В том же плане весьма показательна реакция правительства на поступивший в июле 1411 г. доклад военного наместника в Шаньдуне Ван До с предложением узаконить перераспределение земли, происходящее в результате миграции населения. Сообщая о бегстве крестьян на новые места, Ван До писал: "Если включить в реестры беглый народ в Цинчжоу и в других трех областях, выдать [им] из казны волов, [сельскохозяйственный] инвентарь и семена, приказав обрабатывать землю, [то] через три года [можно будет] брать [с них] натуральный и промысловый налог. Земли же, к которым они были приписаны раньше, [следует] разрешить обрабатывать семьям, у которых есть [для этого] силы. Если [сделать] так, то поля не будут приходить в запустение, а народ приобретет спокойствие и хозяйство" [23, цз. 116, 1476-1477] (Уверенность, которую выражает докладчик в том, что опустелые поля не останутся необработанными, лишний раз свидетельствует отнюдь не об абсолютном значении переселения крестьян как фактора, подрывавшего частнофеодальное хозяйство.). Император одобрил предложения Ван До и дал специальное распоряжение, чтобы их немедленно провести в жизнь.
Отразившаяся в этих прецедентах позиция властей показывает, что перед феодалами и деревенской верхушкой открывались пути к расширению земельной собственности не только за счет обработки нови, но и приобретения или же прямого захвата полей, ранее принадлежавших другим.
Описанный подход правительства Чжу Ди к вопросам перераспределения земельной собственности в сочетании с отказом от какого-либо прямого давления на крупных землевладельцев помогает еще четче определить классовую сущность его аграрной политики. Главный выигрыш от нее получали "семьи, у которых есть силы", т. е. имущие слои населения.

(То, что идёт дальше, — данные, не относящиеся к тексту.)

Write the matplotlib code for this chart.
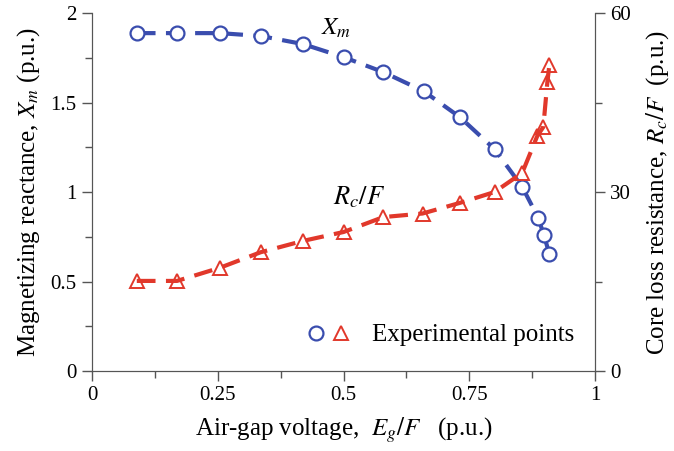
import matplotlib
matplotlib.use("Agg")
import matplotlib.pyplot as plt
from matplotlib.legend_handler import HandlerTuple
from matplotlib.ticker import MultipleLocator

plt.rcParams['font.family'] = ['Liberation Serif', 'DejaVu Serif']
plt.rcParams['mathtext.fontset'] = 'stix'

# measured points
eg_xm = [0.089, 0.169, 0.254, 0.335, 0.419, 0.500, 0.579, 0.659, 0.731, 0.800, 0.855, 0.887, 0.898, 0.909]
xm = [1.888, 1.888, 1.888, 1.872, 1.827, 1.754, 1.670, 1.564, 1.419, 1.240, 1.029, 0.855, 0.760, 0.655]

eg_rc = [0.089, 0.169, 0.254, 0.335, 0.419, 0.500, 0.579, 0.657, 0.732, 0.800, 0.855, 0.885, 0.897, 0.905, 0.909]
rc = [15.1, 15.1, 17.3, 19.9, 21.8, 23.3, 25.8, 26.4, 28.2, 30.0, 33.2, 39.4, 40.9, 48.4, 51.3]

blue = '#3a4dae'
red = '#e1382b'

fig = plt.figure(figsize=(6.74, 4.51), dpi=100)
ax = fig.add_axes([0.1365, 0.1774, 0.7465, 0.7936])
ax2 = ax.twinx()

ax.plot(eg_xm, xm, color=blue, lw=3, ls=(0, (4.5, 2.5)))
circ, = ax.plot(eg_xm, xm, 'o', ms=10, mfc='white', mec=blue, mew=1.6, ls='none')
ax2.plot(eg_rc, rc, color=red, lw=3, ls=(0, (4.5, 2.5)))
tri, = ax2.plot(eg_rc, rc, '^', ms=10.5, mfc='none', mec=red, mew=1.4, ls='none')

ax.set_xlim(0, 1)
ax.set_ylim(0, 2)
ax2.set_ylim(0, 60)
ax.xaxis.set_minor_locator(MultipleLocator(0.125))
ax.yaxis.set_minor_locator(MultipleLocator(0.25))
ax2.yaxis.set_major_locator(MultipleLocator(30))
ax2.yaxis.set_minor_locator(MultipleLocator(15))
ax.set_xticks([0, 0.25, 0.5, 0.75, 1])
ax.set_xticklabels(['0', '0.25', '0.5', '0.75', '1'])
ax.set_yticks([0, 0.5, 1, 1.5, 2])
ax.set_yticklabels(['0', '0.5', '1', '1.5', '2'])

for a in (ax, ax2):
    a.spines['top'].set_visible(False)
    for s in a.spines.values():
        s.set_color('#555555')
    a.tick_params(which='major', length=7, width=1, color='#555555', labelsize=15, pad=4)
    a.tick_params(which='minor', length=5, width=1, color='#555555')

ax.set_xlabel('Air-gap voltage,  $E_g/F$   (p.u.)', fontsize=18, labelpad=7)
ax.set_ylabel('Magnetizing reactance, $X_m$ (p.u.)', fontsize=18, labelpad=6)
ax2.set_ylabel('Core loss resistance, $R_c/F$  (p.u.)', fontsize=18, labelpad=9)

ax.text(0.455, 1.88, '$X_m$', fontsize=18, color='black')
ax.text(0.478, 0.93, '$R_c/F$', fontsize=19, color='black')

ax.legend([(circ, tri)], ['Experimental points'], handler_map={tuple: HandlerTuple(ndivide=None, pad=0.4)},
          loc='center right', bbox_to_anchor=(0.958, 0.10), frameon=False, fontsize=18,
          handlelength=1.6, handletextpad=0.94, borderpad=0, borderaxespad=0)

fig.savefig('out.png', dpi=100)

В дополнение к сделанному выводу можно сказать, что Чжу Ди сохранял за отдельными представителями знати "жалованные" земли. Свидетельством этому может служить поступивший в октябре 1403 г. доклад о том, что Му Шэн продолжает получать арендную плату с жалованных ему прежде полей, хотя она должна поступать в казну, ибо взамен ему выплачивается возмещение. Император же приказал не отбирать у Му Шэна арендную плату, сохраняя и возмещение [23, цз. 24, 433]. Однако других, более подробных данных о "жалованных" землях в начале XV в. в использованных источниках обнаружить не удалось.
О классовой позиции Чжу Ди свидетельствует еще один пример, непосредственно не относящийся к земельным вопросам, но помогающий пролить на них дополнительный свет. В октябре 1411 г. ко двору поступила жалоба жителей одного из уездов на местного "влиятельного человека" (хаоминь). Император по поводу этой жалобы заметил: "Все это непременно из-за вражды, которую они (жители) питают к влиятельным людям и поэтому доносят на них" [23, цз. 119, 1509-1510]. Жалоба была оставлена без внимания. Данный эпизод говорит о том, что Чжу Ди имел четкое представление о враждебности, которую питало население к местной элите, и, столкнувшись с этой враждебностью, он без колебаний встал на сторону влиятельной верхушки.